Here is my main issue with The Hateful Eight; the film feels like Tarantino parodying himself. This feels like a film made and pre-packaged for Tarantino fans, there must be several moments of graphic bloodshed, there must be a time-looping storyline, there must be a centrepiece shouting rant from Samuel L. Jackson. Don’t get me wrong, I love all these things, and I’m a big Tarantino fan generally, but this film just didn’t surprise me in the way that Pulp Fiction did the first time I saw it. The Hateful Eight feels like it was made by someone who really loves Tarantino films, someone who loves the individual traits of his filmmaking legacy, yet can’t quite pull them all together enough to make a completely gratifying movie experience. Given the opportunity to watch lone clips of the film for cinematic purposes, my guess is that I’d enjoy them greatly, but for me, they are all puzzle pieces that do not completely fit together as a whole.

Looking at the film’s plot, which is described as a “mystery Western” there is never really any large amount of mystery to unravel. The tension in the film is instead found within the constantly shifting viewpoints of its main characters. The claustrophobic space within the film is filled with ever-transforming personalities and motivations, making for an extremely unnerving experience of, as a viewer, deciding whom to place your trust within on screen. This effect is interesting, creating the same paranoid sense of untruthfulness found within games such as Clue. However, this may also contribute to the main problem of the film; the atmosphere is fun to play, and tense to experience, but while coated in visual beauty and cinematic flair, the analytics of the game become second to a different kind of artistry. This does not mean that the film would have benefited from being dumber or less analytically established, but that a story such as this simply would have been better told either within a more natural and realistic tone, or on a bear-boned stage surrounded by theatre audiences on the edge of their seats. 
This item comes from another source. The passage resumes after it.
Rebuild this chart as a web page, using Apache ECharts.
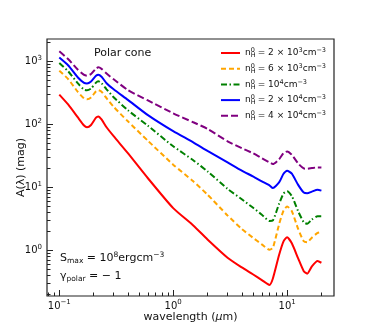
<!DOCTYPE html>
<html>
<head>
<meta charset="utf-8">
<script src="https://cdn.jsdelivr.net/npm/echarts@6/dist/echarts.min.js"></script>
<style>
  html, body { margin: 0; padding: 0; background: #fff; }
  #chart { width: 374px; height: 334px; }
</style>
</head>
<body>
<div id="chart"></div>
<script>
  // wavelength grid (micron), shared by all curves
  var wavelength = [0.1, 0.12, 0.145, 0.165, 0.175, 0.19, 0.21, 0.22, 0.235, 0.26, 0.3, 0.4, 0.6, 1,
    1.5, 2, 3, 4, 5, 6, 7, 7.5, 8.5, 9.3, 10, 11, 12.5, 14, 15, 16.5, 18.5, 20];

  // A(lambda) in mag
  var aN2e3 = [296, 205, 130, 96, 90, 98, 128, 134, 120, 90, 65, 35, 14, 4.7,
    2.5, 1.5, 0.77, 0.54, 0.42, 0.34, 0.285, 0.36, 0.85, 1.4, 1.62, 1.3, 0.75, 0.47, 0.43, 0.56, 0.68, 0.64];
  var aN6e3 = [711, 520, 330, 258, 250, 268, 335, 350, 330, 260, 190, 112, 55, 23,
    12.5, 7.7, 3.6, 2.2, 1.6, 1.25, 1.03, 1.1, 2.6, 4.3, 5.0, 4.2, 2.2, 1.4, 1.35, 1.6, 1.9, 1.95];
  var aN1e4 = [942, 690, 450, 355, 347, 370, 460, 482, 450, 360, 270, 168, 95, 45,
    27, 18, 9.5, 6.5, 4.8, 3.7, 2.95, 3.0, 5.5, 8, 8.7, 7.3, 4.2, 2.8, 2.65, 3.1, 3.5, 3.5];
  var aN2e4 = [1150, 860, 560, 455, 445, 480, 590, 614, 570, 450, 360, 245, 140, 78,
    52, 38, 25, 18.5, 15, 12.5, 10.8, 9.8, 12, 16.5, 18.4, 16.5, 11, 8.3, 8.1, 8.6, 9.2, 8.9];
  var aN4e4 = [1443, 1080, 740, 610, 593, 630, 770, 803, 760, 640, 520, 350, 240, 150,
    108, 85, 54, 42, 35, 29, 25, 23.5, 28, 35, 37.3, 33, 24, 20, 19.8, 20.3, 20.8, 20.7];

  var seriesNames = ['n2e3', 'n6e3', 'n1e4', 'n2e4', 'n4e4'];
  var legendTexts = [
    '{n|n}{sb|H}{sp|0}{n| = 2 × 10}{sp|3}{n|cm}{sp|−3}',
    '{n|n}{sb|H}{sp|0}{n| = 6 × 10}{sp|3}{n|cm}{sp|−3}',
    '{n|n}{sb|H}{sp|0}{n| = 10}{sp|4}{n|cm}{sp|−3}',
    '{n|n}{sb|H}{sp|0}{n| = 2 × 10}{sp|4}{n|cm}{sp|−3}',
    '{n|n}{sb|H}{sp|0}{n| = 4 × 10}{sp|4}{n|cm}{sp|−3}'
  ];

  var xMajor = [0.1, 1, 10];
  var yMajor = [1, 10, 100, 1000];

  var xMin = 0.078, xMax = 25.8;
  var yMin = 0.19, yMax = 2260;

  function minorTicks(lo, hi) {
    var out = [];
    for (var e = -3; e <= 4; e++) {
      for (var k = 2; k <= 9; k++) {
        var v = k * Math.pow(10, e);
        if (v > lo && v < hi) out.push(+v.toPrecision(3));
      }
    }
    return out;
  }
  var xMinor = minorTicks(xMin, xMax);
  var yMinor = minorTicks(yMin, yMax);

  function pairs(vals) {
    return wavelength.map(function (w, i) { return [w, vals[i]]; });
  }

  function powLabel(v) {
    var e = Math.round(Math.log10(v));
    return '{b|10}{s|' + (e < 0 ? '−' + (-e) : e) + '}';
  }

  var labelRich = {
    b: { fontSize: 10, fontFamily: 'DejaVu Sans', color: '#111', lineHeight: 14 },
    s: { fontSize: 7, fontFamily: 'DejaVu Sans', color: '#111', verticalAlign: 'top', lineHeight: 8 }
  };

  var font = 'DejaVu Sans';
  var chart = echarts.init(document.getElementById('chart'));

  var lines = [
    { name: seriesNames[0], data: aN2e3, color: '#ff0000', type: 'solid' },
    { name: seriesNames[1], data: aN6e3, color: '#ffa500', type: [5, 3] },
    { name: seriesNames[2], data: aN1e4, color: '#008000', type: [6, 2.5, 1.5, 2.5] },
    { name: seriesNames[3], data: aN2e4, color: '#0000ff', type: 'solid' },
    { name: seriesNames[4], data: aN4e4, color: '#800080', type: [7, 3] }
  ];

  var option = {
    animation: false,
    grid: {
      left: 47, top: 39, width: 287, height: 257,
      show: true, borderColor: '#222', borderWidth: 1.2, backgroundColor: 'transparent'
    },
    legend: {
      orient: 'vertical',
      left: 220, top: 47, padding: 0,
      itemWidth: 19, itemHeight: 12, itemGap: 3.7,
      itemStyle: { opacity: 0, borderWidth: 0 },
      data: seriesNames,
      formatter: function (name) { return legendTexts[seriesNames.indexOf(name)]; },
      textStyle: {
        rich: {
          n: { fontSize: 9, fontFamily: font, color: '#111', lineHeight: 12 },
          sb: { fontSize: 6.5, fontFamily: font, color: '#111', verticalAlign: 'bottom', lineHeight: 6, width: 0.01 },
          sp: { fontSize: 6.5, fontFamily: font, color: '#111', verticalAlign: 'top', lineHeight: 6 }
        }
      }
    },
    xAxis: [{
      type: 'log', min: xMin, max: xMax, position: 'bottom',
      axisLine: { show: false }, splitLine: { show: false },
      axisTick: { inside: true, length: 6, customValues: xMajor, lineStyle: { color: '#222', width: 1 } },
      axisLabel: { customValues: xMajor, formatter: powLabel, rich: labelRich, margin: 3 },
      name: 'wavelength ({it|μ}m)', nameLocation: 'middle', nameGap: 16, nameMoveOverlap: false,
      nameTextStyle: {
        fontSize: 11, fontFamily: font, color: '#111',
        rich: { it: { fontSize: 11, fontFamily: font, fontStyle: 'italic', color: '#111' } }
      }
    }, {
      type: 'log', min: xMin, max: xMax, position: 'bottom',
      axisLine: { show: false }, splitLine: { show: false },
      axisTick: { inside: true, length: 3.5, customValues: xMinor, lineStyle: { color: '#222', width: 1 } },
      axisLabel: { show: false }
    }],
    yAxis: [{
      type: 'log', min: yMin, max: yMax, position: 'left',
      axisLine: { show: false }, splitLine: { show: false },
      axisTick: { inside: true, length: 6, customValues: yMajor, lineStyle: { color: '#222', width: 1 } },
      axisLabel: { customValues: yMajor, formatter: powLabel, rich: labelRich, margin: 5 },
      name: 'A(λ) (mag)', nameLocation: 'middle', nameGap: 20, nameMoveOverlap: false,
      nameTextStyle: { fontSize: 11, fontFamily: font, color: '#111' }
    }, {
      type: 'log', min: yMin, max: yMax, position: 'left',
      axisLine: { show: false }, splitLine: { show: false },
      axisTick: { inside: true, length: 3.5, customValues: yMinor, lineStyle: { color: '#222', width: 1 } },
      axisLabel: { show: false }
    }],
    series: lines.map(function (l) {
      return {
        name: l.name, type: 'line', xAxisIndex: 0, yAxisIndex: 0,
        data: pairs(l.data), showSymbol: false, symbol: 'none', smooth: 0.2,
        lineStyle: { color: l.color, width: 2, type: l.type },
        itemStyle: { color: l.color }
      };
    }),
    graphic: [{
      type: 'text', left: 94, top: 48,
      style: { text: 'Polar cone', fontSize: 11, fontFamily: font, fill: '#111' }
    }, {
      type: 'text', left: 60, top: 251,
      style: {
        text: '{n|S}{sb|max}{n| = 10}{sp|8}{n|ergcm}{sp|−3}',
        rich: {
          n: { fontSize: 11, fontFamily: font, fill: '#111', lineHeight: 14 },
          sb: { fontSize: 7.5, fontFamily: font, fill: '#111', verticalAlign: 'bottom', lineHeight: 7 },
          sp: { fontSize: 7.5, fontFamily: font, fill: '#111', verticalAlign: 'top', lineHeight: 7 }
        }
      }
    }, {
      type: 'text', left: 60, top: 271,
      style: {
        text: '{n|γ}{sb|polar}{n| = − 1}',
        rich: {
          n: { fontSize: 11, fontFamily: font, fill: '#111', lineHeight: 14 },
          sb: { fontSize: 7.5, fontFamily: font, fill: '#111', verticalAlign: 'bottom', lineHeight: 7 }
        }
      }
    }]
  };

  chart.setOption(option);
</script>
</body>
</html>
Other than this, the acting of the film is way above par for everyone involved; every performance elevates a great script to dramatic effect, creating, at times, genuinely entertaining moments fit to fully satisfy any casual Tarantino fan. There is also, of course, a few visually stunning scenes of dynamic movie violence, which is both painfully horrific and enjoyably entertaining by any film’s standards. For diehard fan of Tarantino, this film has everything you may want, all expertly and blissfully delivered into the palm of your hand. However, for anyone starting to feel the slight strain of Tarantino’s more usual filmmaking tropes, this may well be the point at which you begin to question your commitment to the great man. Placing all other criticisms aside, The Hateful Eight turns out to be a largely entertaining and fun movie experience, if not just a little too long by its end.